By Charles Gardner —
With Israel facing another potential Holocaust, you might have hoped we’d learned our lessons and were making every effort to stand with them this time.
But, instead, an estimated 100,000 protestors took to the streets of London to stand with the perpetrators of the violence as hatred for the Jewish people was allowed to erupt across the one-time capital of the civilized world.
They were calling for an immediate ceasefire in Gaza, comparing the British and Israeli Prime Ministers to Hitler, reportedly scaling a government building and attacking an emergency worker. But few arrests were made.
Meanwhile a peaceful ‘prayer walk’ through Jewish areas of north London was cancelled after organizers came under pressure from police concerned about safety and intimidation. Some 30,000 were expected to join a show of support for Israel organized by Christian Action Against Antisemitism who said they felt “silenced” by the police who had allowed a much bigger pro-Palestinian rally to go ahead in central London on the same day.
Hate speech is now a crime in the UK. Yet what did the police do with 100,000 protestors supporting the genocidal madness of an organization committed to the destruction of the Jewish people? They simply looked on and arrested a few people for issues unrelated to speech. But shouting ‘jihad’ (holy war), for example, is surely a clear incitement to terrorist violence, specifically aimed at Jews.

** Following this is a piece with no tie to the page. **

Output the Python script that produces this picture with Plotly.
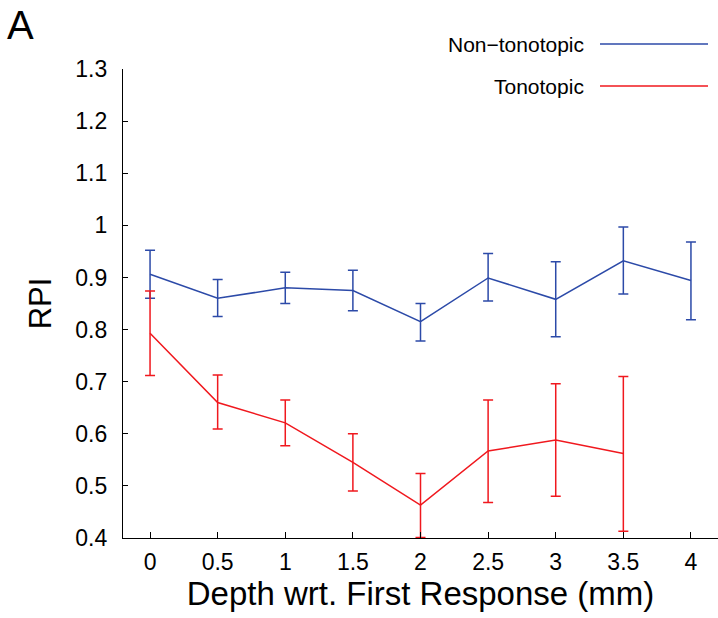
import plotly.graph_objects as go

depth_blue = [0, 0.5, 1, 1.5, 2, 2.5, 3, 3.5, 4]
rpi_blue = [0.906, 0.860, 0.880, 0.875, 0.815, 0.899, 0.858, 0.932, 0.894]
upper_blue = [0.952, 0.896, 0.910, 0.914, 0.850, 0.946, 0.930, 0.997, 0.968]
lower_blue = [0.860, 0.825, 0.850, 0.836, 0.778, 0.855, 0.786, 0.868, 0.819]

depth_red = [0, 0.5, 1, 1.5, 2, 2.5, 3, 3.5]
rpi_red = [0.793, 0.660, 0.621, 0.545, 0.463, 0.567, 0.588, 0.562]
upper_red = [0.874, 0.713, 0.665, 0.600, 0.524, 0.665, 0.696, 0.710]
lower_red = [0.712, 0.609, 0.577, 0.490, 0.401, 0.468, 0.480, 0.413]

x_ticks = [0, 0.5, 1, 1.5, 2, 2.5, 3, 3.5, 4]
y_ticks = [0.4, 0.5, 0.6, 0.7, 0.8, 0.9, 1.0, 1.1, 1.2, 1.3]

BLUE = "rgb(44,74,168)"
RED = "rgb(240,24,30)"
FONT = "Liberation Sans, Arial, sans-serif"

fig = go.Figure()
for xs, ys, up, lo, col, name in [
    (depth_blue, rpi_blue, upper_blue, lower_blue, BLUE, "Non\u2212tonotopic"),
    (depth_red, rpi_red, upper_red, lower_red, RED, "Tonotopic"),
]:
    fig.add_trace(go.Scatter(
        x=xs, y=ys, mode="lines", name=name,
        line=dict(color=col, width=1.5),
        error_y=dict(type="data", symmetric=False,
                     array=[u - y for u, y in zip(up, ys)],
                     arrayminus=[y - l for l, y in zip(lo, ys)],
                     color=col, thickness=1.5, width=5),
        showlegend=False,
    ))

fig.update_layout(
    width=718, height=618,
    margin=dict(l=123, r=0, t=69, b=80),
    paper_bgcolor="white", plot_bgcolor="white",
    font=dict(family=FONT, color="black"),
    xaxis=dict(range=[-0.2, 4.2], tickvals=x_ticks, ticks="inside", ticklen=6,
               tickcolor="black", showline=True, linecolor="black", linewidth=1.2,
               showgrid=False, zeroline=False, tickfont=dict(size=23),
               ticklabelstandoff=3,
               title=dict(text="Depth wrt. First Response (mm)", font=dict(size=33), standoff=8)),
    yaxis=dict(range=[0.4, 1.3], tickvals=y_ticks, ticks="inside", ticklen=5,
               tickcolor="black", showline=True, linecolor="black", linewidth=1.2,
               showgrid=False, zeroline=False, tickfont=dict(size=23),
               ticklabelstandoff=10,
               title=dict(text="RPI", font=dict(size=31), standoff=14)),
)

# Panel label
fig.add_annotation(text="A", xref="paper", yref="paper", x=-118/595, y=1 + 44/469,
                   xanchor="left", yanchor="middle", showarrow=False,
                   font=dict(size=40, family=FONT))

# Legend (text left, line sample right)
for label, col, ypx in [("Non\u2212tonotopic", BLUE, 44), ("Tonotopic", RED, 86)]:
    yp = 1 + (69 - ypx) / 469
    fig.add_annotation(text=label, xref="paper", yref="paper", x=(586 - 123) / 595, y=yp,
                       xanchor="right", yanchor="middle", showarrow=False,
                       font=dict(size=21, family=FONT))
    fig.add_shape(type="line", xref="paper", yref="paper",
                  x0=(600 - 123) / 595, x1=(708 - 123) / 595, y0=yp, y1=yp,
                  line=dict(color=col, width=1.5))

fig.write_html("out.html", config={"displayModeBar": False},
               post_script="document.body.style.margin='0';")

So hate speech is permissible, as long as it does not come under the headings of Islamophobia, homophobia or transphobia, which leaves open season for baiting Jews and Christians.
This in a country once treasured for the freedom it affords to speak one’s mind on virtually anything under the sun.
As for South Africa, and as a loyal citizen of that country, I am appalled by their response to this crisis. Naledi Pandor, a convert to Islam who is Minister of International Relations and Cooperation, reportedly phoned Hamas to encourage them, even after knowing about the atrocities committed by the initial invaders on October 7th.
President Cyril Ramaphosa, draped in a Palestinian scarf, predictably laid all the blame at Israel’s door, like so much of the world.
Even worse, just days before the attack Anglican bishops, along with the South African Council of Churches, issued communiques labelling Israel an apartheid state, demonizing Christian Zionists and Zionist Jews and blatantly lying about the rights of Israeli Arabs.
After the attacks, there was no word of condemnation against Hamas.
So once more the Jewish community feels betrayed by the Church. All of which makes reaching them with the gospel that much harder, because they are being presented with a complete distortion of the true Jesus.
A colleague in Cape Town fears for the safety of the Jewish community in South Africa.
Bearing in mind that it was Jewish politicians and entrepreneurs who made a huge contribution to the dismantling of apartheid (the real kind practised in South Africa from 1948-1990), this antisemitic stance is a shocking betrayal of God’s chosen people, who have given the world the precious Scriptures, providing the foundation stones for Western civilization, along with our matchless Savior, Jesus Christ, who has been good news to the poor ever since.
It really is time the Church, both in South Africa and here in the UK, woke up to their responsibilities. We betrayed the Jews by remaining silent during the Holocaust. Now, amidst a similar pogrom, we must stand with them, firmly and fearlessly.
For if you truly love Jesus, you will love the Jews!